To my utter amazement the Three Baby Hueys, now tipsy and blinking slowly, their little freak arms reaching with difficulty out from behind their expansive plasticized bibs, begin making time with the black-haired, classily-pierced babe waitress when she comes to check on their inebriated lobster-destroying process. From what should be the genital-shriveling humility of their bib status, they blearily regard her with naked lust and start coming on to her! The guy nearest me actually leans out toward her and leers, and struggles to free his bib-ensnared ass-pinching arms. It’s just awful. This is not Robert Pattinson standing around at The Cape in an Alpaca sweater with a hip little bib like a necktie, hoisting a Heineken and laughing at the lobster held aloft in his left hand. This is three grown men made idiotic by their decision to put on enormous castrating bibs. And before my stupefied eyes the hot waitress receives the bib-guy’s advances and warms to him. She is flirting back. SHE IS FLIRTING WITH THE BIB GUY. This is the world I can never join, the world I can’t even comprehend. It moved on without me when they were handing out membership cards.
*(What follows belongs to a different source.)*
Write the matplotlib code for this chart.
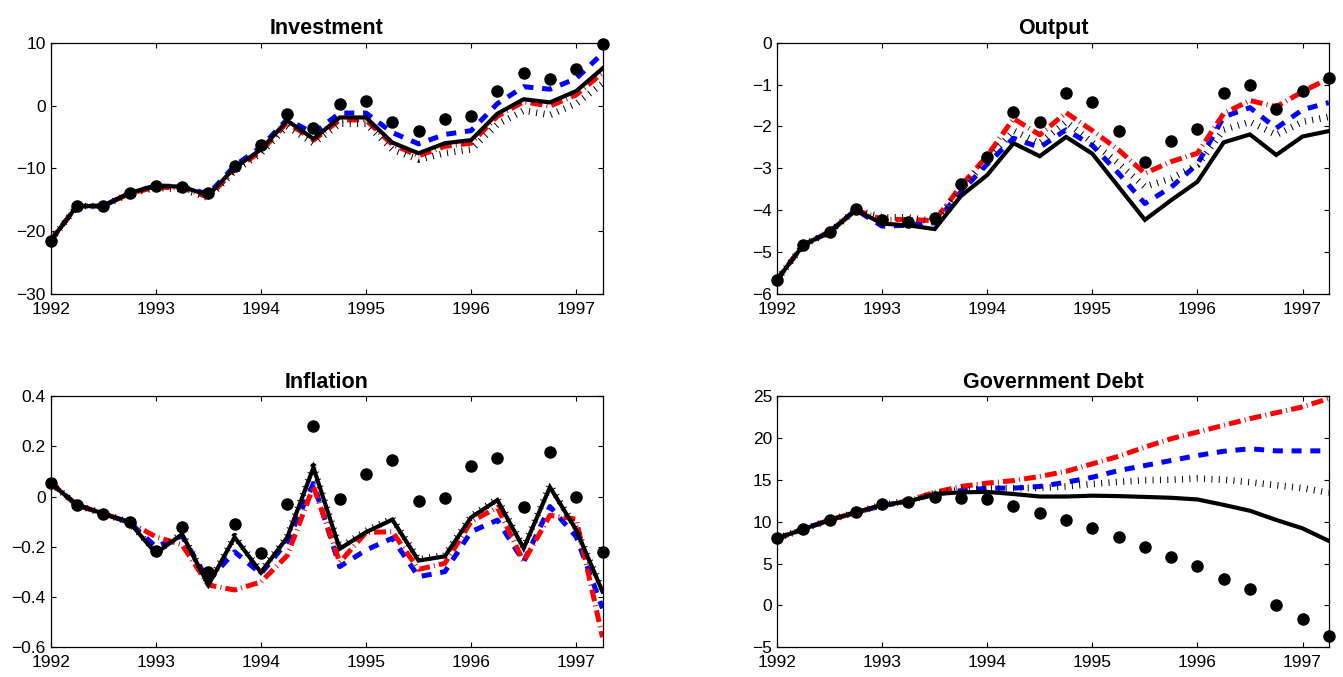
import matplotlib
matplotlib.use("Agg")
import matplotlib.pyplot as plt

plt.rcParams['font.family'] = ['Liberation Sans', 'DejaVu Sans']
plt.rcParams['lines.scale_dashes'] = False

# ---------------- data ----------------
quarters = [1992.0, 1992.25, 1992.5, 1992.75, 1993.0, 1993.25, 1993.5, 1993.75,
            1994.0, 1994.25, 1994.5, 1994.75, 1995.0, 1995.25, 1995.5, 1995.75,
            1996.0, 1996.25, 1996.5, 1996.75, 1997.0, 1997.25]
year_ticks = [1992, 1993, 1994, 1995, 1996, 1997]

titles = ["Investment", "Output", "Inflation", "Government Debt"]

# Investment
inv_data = [-21.5, -16.0, -16.0, -13.9, -12.8, -12.9, -13.9, -9.6, -6.3, -1.3, -3.6,
            0.3, 0.7, -2.6, -4.0, -2.2, -1.6, 2.3, 5.1, 4.2, 5.8, 9.8]
inv_solid = [-21.5, -16.0, -16.0, -13.9, -12.8, -12.9, -14.3, -9.9, -7.0, -2.4, -5.3,
             -1.9, -1.9, -5.9, -7.6, -6.0, -5.5, -1.3, 1.0, 0.5, 2.3, 5.9]
inv_blue = [-21.5, -16.0, -16.0, -13.9, -12.8, -12.9, -14.1, -9.6, -6.6, -2.2, -4.4,
            -1.2, -1.2, -4.3, -6.1, -4.6, -4.0, 0.3, 3.0, 2.6, 4.3, 8.3]
inv_red = [-21.5, -16.0, -16.0, -14.0, -13.0, -13.1, -14.6, -10.2, -7.3, -2.7, -5.5,
           -2.3, -2.3, -6.2, -8.0, -6.5, -6.0, -1.7, 0.6, -0.1, 1.7, 5.2]
inv_dot = [-21.5, -16.0, -16.0, -14.0, -13.1, -13.3, -14.7, -10.4, -7.6, -3.3, -6.0,
           -2.9, -2.9, -7.0, -8.6, -7.6, -7.0, -3.0, -0.8, -1.5, 0.3, 3.5]
inv_yticks = [-30, -20, -10, 0, 10]

# Output
out_data = [-5.66, -4.83, -4.52, -3.97, -4.24, -4.27, -4.19, -3.37, -2.74, -1.66, -1.89,
            -1.19, -1.41, -2.11, -2.86, -2.35, -2.06, -1.19, -1.01, -1.58, -1.15, -0.85]
out_solid = [-5.66, -4.83, -4.52, -3.99, -4.32, -4.36, -4.45, -3.66, -3.16, -2.40, -2.71,
             -2.25, -2.65, -3.44, -4.23, -3.76, -3.32, -2.38, -2.19, -2.68, -2.24, -2.11]
out_blue = [-5.66, -4.83, -4.52, -3.99, -4.38, -4.36, -4.30, -3.56, -2.90, -2.28, -2.50,
            -2.08, -2.45, -3.12, -3.84, -3.45, -2.90, -1.77, -1.55, -2.04, -1.60, -1.43]
out_red = [-5.66, -4.83, -4.52, -3.99, -4.22, -4.22, -4.25, -3.42, -2.70, -1.81, -2.20,
           -1.67, -2.10, -2.56, -3.12, -2.84, -2.64, -1.69, -1.38, -1.53, -1.17, -0.85]
out_dot = [-5.66, -4.83, -4.52, -3.99, -4.17, -4.17, -4.27, -3.50, -2.80, -2.10, -2.40,
           -1.89, -2.38, -2.88, -3.44, -3.24, -2.92, -2.08, -1.89, -2.20, -1.89, -1.77]
out_yticks = [-6, -5, -4, -3, -2, -1, 0]

# Inflation
inf_data = [0.054, -0.034, -0.068, -0.103, -0.217, -0.121, -0.302, -0.110, -0.224, -0.028,
            0.280, -0.011, 0.088, 0.144, -0.017, -0.007, 0.120, 0.155, -0.040, 0.177,
            -0.003, -0.222]
inf_solid = [0.054, -0.034, -0.068, -0.103, -0.226, -0.150, -0.352, -0.162, -0.302, -0.163,
             0.115, -0.208, -0.142, -0.092, -0.255, -0.238, -0.083, -0.014, -0.206, 0.037,
             -0.133, -0.378]
inf_blue = [0.054, -0.034, -0.068, -0.103, -0.200, -0.157, -0.335, -0.220, -0.307, -0.180,
            0.052, -0.279, -0.213, -0.166, -0.319, -0.299, -0.140, -0.094, -0.259, -0.040,
            -0.160, -0.445]
inf_red = [0.054, -0.034, -0.068, -0.103, -0.160, -0.192, -0.352, -0.372, -0.340, -0.235,
           0.040, -0.262, -0.143, -0.140, -0.290, -0.266, -0.100, -0.043, -0.259, -0.075,
           -0.090, -0.560]
inf_dot = [0.054, -0.034, -0.068, -0.103, -0.222, -0.146, -0.347, -0.158, -0.297, -0.158,
           0.120, -0.203, -0.137, -0.087, -0.250, -0.233, -0.078, -0.009, -0.201, 0.045,
           -0.128, -0.373]
inf_yticks = [-0.6, -0.4, -0.2, 0, 0.2, 0.4]
inf_ylabels = ["\u22120.6", "\u22120.4", "\u22120.2", "0", "0.2", "0.4"]

# Government debt
debt_data = [8.0, 9.1, 10.2, 11.1, 12.1, 12.4, 12.9, 12.8, 12.7, 11.9, 11.0, 10.2, 9.3,
             8.2, 7.0, 5.8, 4.7, 3.2, 1.95, 0.0, -1.67, -3.6]
debt_solid = [8.0, 9.1, 10.2, 11.1, 12.0, 12.4, 13.3, 13.5, 13.55, 13.3, 13.0, 13.0, 13.1,
              13.05, 12.95, 12.85, 12.65, 12.0, 11.3, 10.2, 9.2, 7.7]
debt_blue = [8.0, 9.1, 10.2, 11.1, 11.9, 12.4, 13.3, 13.7, 14.0, 14.0, 14.2, 14.7, 15.3,
             16.1, 16.7, 17.3, 17.9, 18.4, 18.7, 18.45, 18.45, 18.45]
debt_red = [8.0, 9.1, 10.2, 11.1, 11.9, 12.5, 13.5, 14.2, 14.6, 14.9, 15.4, 16.0, 16.9,
            17.8, 18.9, 19.9, 20.7, 21.5, 22.3, 23.0, 23.7, 24.7]
debt_dot = [8.0, 9.1, 10.2, 11.1, 12.0, 12.5, 13.4, 13.8, 13.95, 14.0, 14.05, 14.2, 14.5,
            14.75, 14.95, 15.0, 15.15, 15.0, 14.7, 14.35, 14.0, 13.45]
debt_yticks = [-5, 0, 5, 10, 15, 20, 25]

panels = [
    (inv_data, inv_solid, inv_blue, inv_red, inv_dot, inv_yticks, None),
    (out_data, out_solid, out_blue, out_red, out_dot, out_yticks, None),
    (inf_data, inf_solid, inf_blue, inf_red, inf_dot, inf_yticks, inf_ylabels),
    (debt_data, debt_solid, debt_blue, debt_red, debt_dot, debt_yticks, None),
]

# ---------------- figure ----------------
W, H = 1343, 677
fig = plt.figure(figsize=(W / 100, H / 100), dpi=100)

lefts = [50.7, 777.0]
tops = [42.7, 396.0]
aw, ah = 551.8, 251.3

for k, (d, s, b, r, dt, yt, ylab) in enumerate(panels):
    row, col = divmod(k, 2)
    ax = fig.add_axes([lefts[col] / W, 1 - (tops[row] + ah) / H, aw / W, ah / H])
    ax.plot(quarters, b, color='#0000ff', lw=3.6, linestyle=(0, (7.2, 6.3)))
    ax.plot(quarters, r, color='#ff0000', lw=3.6, linestyle=(0, (8.6, 3.0, 0.7, 3.0)))
    ax.plot(quarters, dt, color='black', lw=4.8, linestyle=(0, (0.7, 4.6)))
    ax.plot(quarters, s, color='black', lw=3.0, solid_joinstyle='miter')
    ax.plot(quarters, d, linestyle='none', marker='o', markersize=8,
            color='black', clip_on=False, zorder=5)
    ax.set_xlim(quarters[0], quarters[-1])
    ax.set_ylim(yt[0], yt[-1])
    ax.set_xticks(year_ticks)
    ax.set_xticklabels([str(y) for y in year_ticks])
    ax.set_yticks(yt)
    if ylab is not None:
        ax.set_yticklabels(ylab)
    ax.tick_params(direction='in', top=True, right=True, length=3.6, width=0.8,
                   labelsize=12.5, colors='black')
    ax.tick_params(axis='y', pad=3.5)
    ax.tick_params(axis='x', pad=5.5)
    for sp in ax.spines.values():
        sp.set_linewidth(0.9)
    ax.set_title(titles[k], fontsize=15.5, fontweight='bold', pad=6)

fig.savefig("out.png", dpi=100)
While I was timidly romancing the trombone player in marching band, the hot girls who couldn’t even see me were just biding their time, waiting for these louche drunks to put on their huge fucking bibs and excite them.
“Dave, check this out,” I whisper urgently out of the corner of my mouth. “These guys are wearing bibs!” It’s less funny to me than fucked up, especially now that I see the waitress warming up. Dave is everything I am not and knows his way around, writes articles for Oracle, is built like a 23 year old and takes business trips. He haunts the cocktail lounges of Manhattan when he is called there by his urbane, yacht catalog-perusing corporate masters. He glances over at the drunken flirts in their man-bibs and turns back to me.
“Yeah,” he says. “They ordered lobster.”